--- begin ---

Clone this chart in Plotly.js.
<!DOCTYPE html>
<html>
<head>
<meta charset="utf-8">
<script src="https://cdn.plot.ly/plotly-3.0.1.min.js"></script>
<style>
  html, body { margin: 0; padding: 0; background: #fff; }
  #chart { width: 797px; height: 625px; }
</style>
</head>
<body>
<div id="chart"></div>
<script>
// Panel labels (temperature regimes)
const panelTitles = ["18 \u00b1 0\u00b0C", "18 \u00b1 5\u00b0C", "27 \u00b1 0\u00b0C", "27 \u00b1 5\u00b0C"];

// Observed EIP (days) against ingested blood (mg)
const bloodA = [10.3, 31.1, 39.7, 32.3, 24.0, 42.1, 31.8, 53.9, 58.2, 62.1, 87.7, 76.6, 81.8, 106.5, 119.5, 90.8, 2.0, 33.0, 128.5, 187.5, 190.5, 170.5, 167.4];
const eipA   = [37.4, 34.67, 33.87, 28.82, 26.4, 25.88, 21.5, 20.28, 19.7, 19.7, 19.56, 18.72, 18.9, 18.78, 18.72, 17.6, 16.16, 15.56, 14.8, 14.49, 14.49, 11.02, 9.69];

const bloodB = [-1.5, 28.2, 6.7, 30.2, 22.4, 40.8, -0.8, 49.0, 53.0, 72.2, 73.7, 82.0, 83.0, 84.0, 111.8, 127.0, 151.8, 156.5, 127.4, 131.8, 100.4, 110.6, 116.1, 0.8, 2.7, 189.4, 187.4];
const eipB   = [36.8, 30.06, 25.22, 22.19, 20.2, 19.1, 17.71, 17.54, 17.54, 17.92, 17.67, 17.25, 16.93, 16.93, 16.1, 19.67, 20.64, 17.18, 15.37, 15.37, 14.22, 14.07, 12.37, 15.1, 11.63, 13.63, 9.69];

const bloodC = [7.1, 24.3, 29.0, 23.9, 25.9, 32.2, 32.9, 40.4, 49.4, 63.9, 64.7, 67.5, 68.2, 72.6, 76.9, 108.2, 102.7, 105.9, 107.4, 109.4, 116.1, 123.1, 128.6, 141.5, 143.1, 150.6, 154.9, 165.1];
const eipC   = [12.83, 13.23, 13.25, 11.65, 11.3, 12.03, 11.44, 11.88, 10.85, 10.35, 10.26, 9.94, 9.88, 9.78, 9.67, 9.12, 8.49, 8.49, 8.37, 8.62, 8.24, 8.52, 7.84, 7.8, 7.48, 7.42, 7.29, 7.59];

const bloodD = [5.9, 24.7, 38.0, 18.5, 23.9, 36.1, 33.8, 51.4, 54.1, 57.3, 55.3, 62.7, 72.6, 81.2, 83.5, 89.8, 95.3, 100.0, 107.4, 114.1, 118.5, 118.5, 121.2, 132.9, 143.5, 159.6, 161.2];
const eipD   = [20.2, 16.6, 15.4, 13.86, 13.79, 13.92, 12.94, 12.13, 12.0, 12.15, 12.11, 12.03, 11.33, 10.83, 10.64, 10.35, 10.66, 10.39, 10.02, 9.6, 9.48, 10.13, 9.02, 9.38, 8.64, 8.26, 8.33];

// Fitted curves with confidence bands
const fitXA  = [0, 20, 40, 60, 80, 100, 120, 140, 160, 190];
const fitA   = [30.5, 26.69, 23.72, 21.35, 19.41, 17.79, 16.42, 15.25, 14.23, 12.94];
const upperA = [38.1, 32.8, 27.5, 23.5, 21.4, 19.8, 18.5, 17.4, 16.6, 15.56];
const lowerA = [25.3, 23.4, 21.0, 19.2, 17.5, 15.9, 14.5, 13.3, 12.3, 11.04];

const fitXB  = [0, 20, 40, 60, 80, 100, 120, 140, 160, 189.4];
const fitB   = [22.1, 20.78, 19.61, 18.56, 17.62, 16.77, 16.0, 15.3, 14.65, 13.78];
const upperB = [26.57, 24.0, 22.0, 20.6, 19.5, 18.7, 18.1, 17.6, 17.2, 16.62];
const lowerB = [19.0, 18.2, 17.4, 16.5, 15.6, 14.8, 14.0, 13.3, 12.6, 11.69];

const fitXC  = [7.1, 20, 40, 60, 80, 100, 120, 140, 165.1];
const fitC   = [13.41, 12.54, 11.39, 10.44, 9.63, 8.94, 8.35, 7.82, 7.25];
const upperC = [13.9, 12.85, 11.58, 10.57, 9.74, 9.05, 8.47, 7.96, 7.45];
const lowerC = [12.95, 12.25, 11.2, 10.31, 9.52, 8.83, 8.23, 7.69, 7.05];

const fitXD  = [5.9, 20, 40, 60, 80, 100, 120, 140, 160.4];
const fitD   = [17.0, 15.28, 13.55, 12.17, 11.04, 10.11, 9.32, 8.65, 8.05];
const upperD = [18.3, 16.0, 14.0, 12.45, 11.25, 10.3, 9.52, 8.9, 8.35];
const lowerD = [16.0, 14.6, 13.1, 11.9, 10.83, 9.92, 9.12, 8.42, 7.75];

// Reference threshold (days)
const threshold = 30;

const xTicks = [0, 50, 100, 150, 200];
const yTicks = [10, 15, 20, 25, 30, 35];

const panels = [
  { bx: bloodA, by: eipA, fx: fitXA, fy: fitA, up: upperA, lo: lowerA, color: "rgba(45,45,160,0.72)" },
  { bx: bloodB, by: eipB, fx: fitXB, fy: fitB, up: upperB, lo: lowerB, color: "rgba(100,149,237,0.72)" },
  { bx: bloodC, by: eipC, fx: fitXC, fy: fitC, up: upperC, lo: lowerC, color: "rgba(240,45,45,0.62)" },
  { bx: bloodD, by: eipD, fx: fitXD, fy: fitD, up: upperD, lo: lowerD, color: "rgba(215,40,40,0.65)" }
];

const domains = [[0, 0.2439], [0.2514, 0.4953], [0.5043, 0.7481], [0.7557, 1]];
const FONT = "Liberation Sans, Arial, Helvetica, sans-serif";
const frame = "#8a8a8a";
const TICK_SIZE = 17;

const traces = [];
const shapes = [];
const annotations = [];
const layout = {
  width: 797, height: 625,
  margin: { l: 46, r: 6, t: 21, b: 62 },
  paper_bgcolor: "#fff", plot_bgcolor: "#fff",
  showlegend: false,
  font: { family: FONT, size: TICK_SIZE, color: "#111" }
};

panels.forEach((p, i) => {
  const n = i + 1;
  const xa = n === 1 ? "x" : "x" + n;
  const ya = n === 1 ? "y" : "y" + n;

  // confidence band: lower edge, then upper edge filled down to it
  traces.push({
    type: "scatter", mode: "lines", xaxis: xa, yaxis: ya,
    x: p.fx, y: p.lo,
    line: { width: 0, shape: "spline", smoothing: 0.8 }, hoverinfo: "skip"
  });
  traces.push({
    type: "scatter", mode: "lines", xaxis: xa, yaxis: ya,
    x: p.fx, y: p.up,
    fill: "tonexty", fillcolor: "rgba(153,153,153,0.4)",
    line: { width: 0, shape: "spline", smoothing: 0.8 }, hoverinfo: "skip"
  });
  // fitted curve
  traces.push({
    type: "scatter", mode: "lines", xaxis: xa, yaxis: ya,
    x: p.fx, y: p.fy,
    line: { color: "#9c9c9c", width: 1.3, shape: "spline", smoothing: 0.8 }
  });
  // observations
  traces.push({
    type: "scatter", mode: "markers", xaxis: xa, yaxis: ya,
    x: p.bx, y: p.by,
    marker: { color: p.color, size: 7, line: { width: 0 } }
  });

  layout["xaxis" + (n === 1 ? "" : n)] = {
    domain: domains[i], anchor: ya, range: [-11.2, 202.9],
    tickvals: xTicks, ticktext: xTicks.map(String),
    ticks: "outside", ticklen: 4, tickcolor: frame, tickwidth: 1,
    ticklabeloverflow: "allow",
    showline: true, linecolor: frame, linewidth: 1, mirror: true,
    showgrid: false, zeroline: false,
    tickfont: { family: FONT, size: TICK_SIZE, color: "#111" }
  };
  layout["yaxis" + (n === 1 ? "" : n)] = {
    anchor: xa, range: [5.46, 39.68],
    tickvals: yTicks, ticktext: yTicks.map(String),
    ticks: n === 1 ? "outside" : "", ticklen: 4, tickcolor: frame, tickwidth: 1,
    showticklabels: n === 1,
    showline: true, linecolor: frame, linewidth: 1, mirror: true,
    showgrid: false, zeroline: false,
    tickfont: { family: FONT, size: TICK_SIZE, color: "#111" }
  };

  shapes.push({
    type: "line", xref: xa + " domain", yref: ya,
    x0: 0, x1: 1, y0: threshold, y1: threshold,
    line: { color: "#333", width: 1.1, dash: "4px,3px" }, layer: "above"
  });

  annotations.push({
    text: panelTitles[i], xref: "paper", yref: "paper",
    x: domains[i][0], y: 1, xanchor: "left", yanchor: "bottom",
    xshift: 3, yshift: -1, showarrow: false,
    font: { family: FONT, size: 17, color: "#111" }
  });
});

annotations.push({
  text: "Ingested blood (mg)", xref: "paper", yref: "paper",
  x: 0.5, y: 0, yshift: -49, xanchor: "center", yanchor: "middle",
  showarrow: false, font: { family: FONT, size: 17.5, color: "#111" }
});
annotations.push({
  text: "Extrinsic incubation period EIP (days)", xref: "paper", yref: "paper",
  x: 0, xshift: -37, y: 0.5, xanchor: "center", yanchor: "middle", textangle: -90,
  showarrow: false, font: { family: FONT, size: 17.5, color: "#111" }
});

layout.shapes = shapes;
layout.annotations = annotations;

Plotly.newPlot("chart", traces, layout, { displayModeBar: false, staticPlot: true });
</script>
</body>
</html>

--- end ---

● **Goal**
In the listing above, reproduce the first line and each one after it through the line that contains "14.49, 11.02, 9.69];".

● **Full response**
Clone this chart in Plotly.js.
<!DOCTYPE html>
<html>
<head>
<meta charset="utf-8">
<script src="https://cdn.plot.ly/plotly-3.0.1.min.js"></script>
<style>
  html, body { margin: 0; padding: 0; background: #fff; }
  #chart { width: 797px; height: 625px; }
</style>
</head>
<body>
<div id="chart"></div>
<script>
// Panel labels (temperature regimes)
const panelTitles = ["18 \u00b1 0\u00b0C", "18 \u00b1 5\u00b0C", "27 \u00b1 0\u00b0C", "27 \u00b1 5\u00b0C"];

// Observed EIP (days) against ingested blood (mg)
const bloodA = [10.3, 31.1, 39.7, 32.3, 24.0, 42.1, 31.8, 53.9, 58.2, 62.1, 87.7, 76.6, 81.8, 106.5, 119.5, 90.8, 2.0, 33.0, 128.5, 187.5, 190.5, 170.5, 167.4];
const eipA   = [37.4, 34.67, 33.87, 28.82, 26.4, 25.88, 21.5, 20.28, 19.7, 19.7, 19.56, 18.72, 18.9, 18.78, 18.72, 17.6, 16.16, 15.56, 14.8, 14.49, 14.49, 11.02, 9.69];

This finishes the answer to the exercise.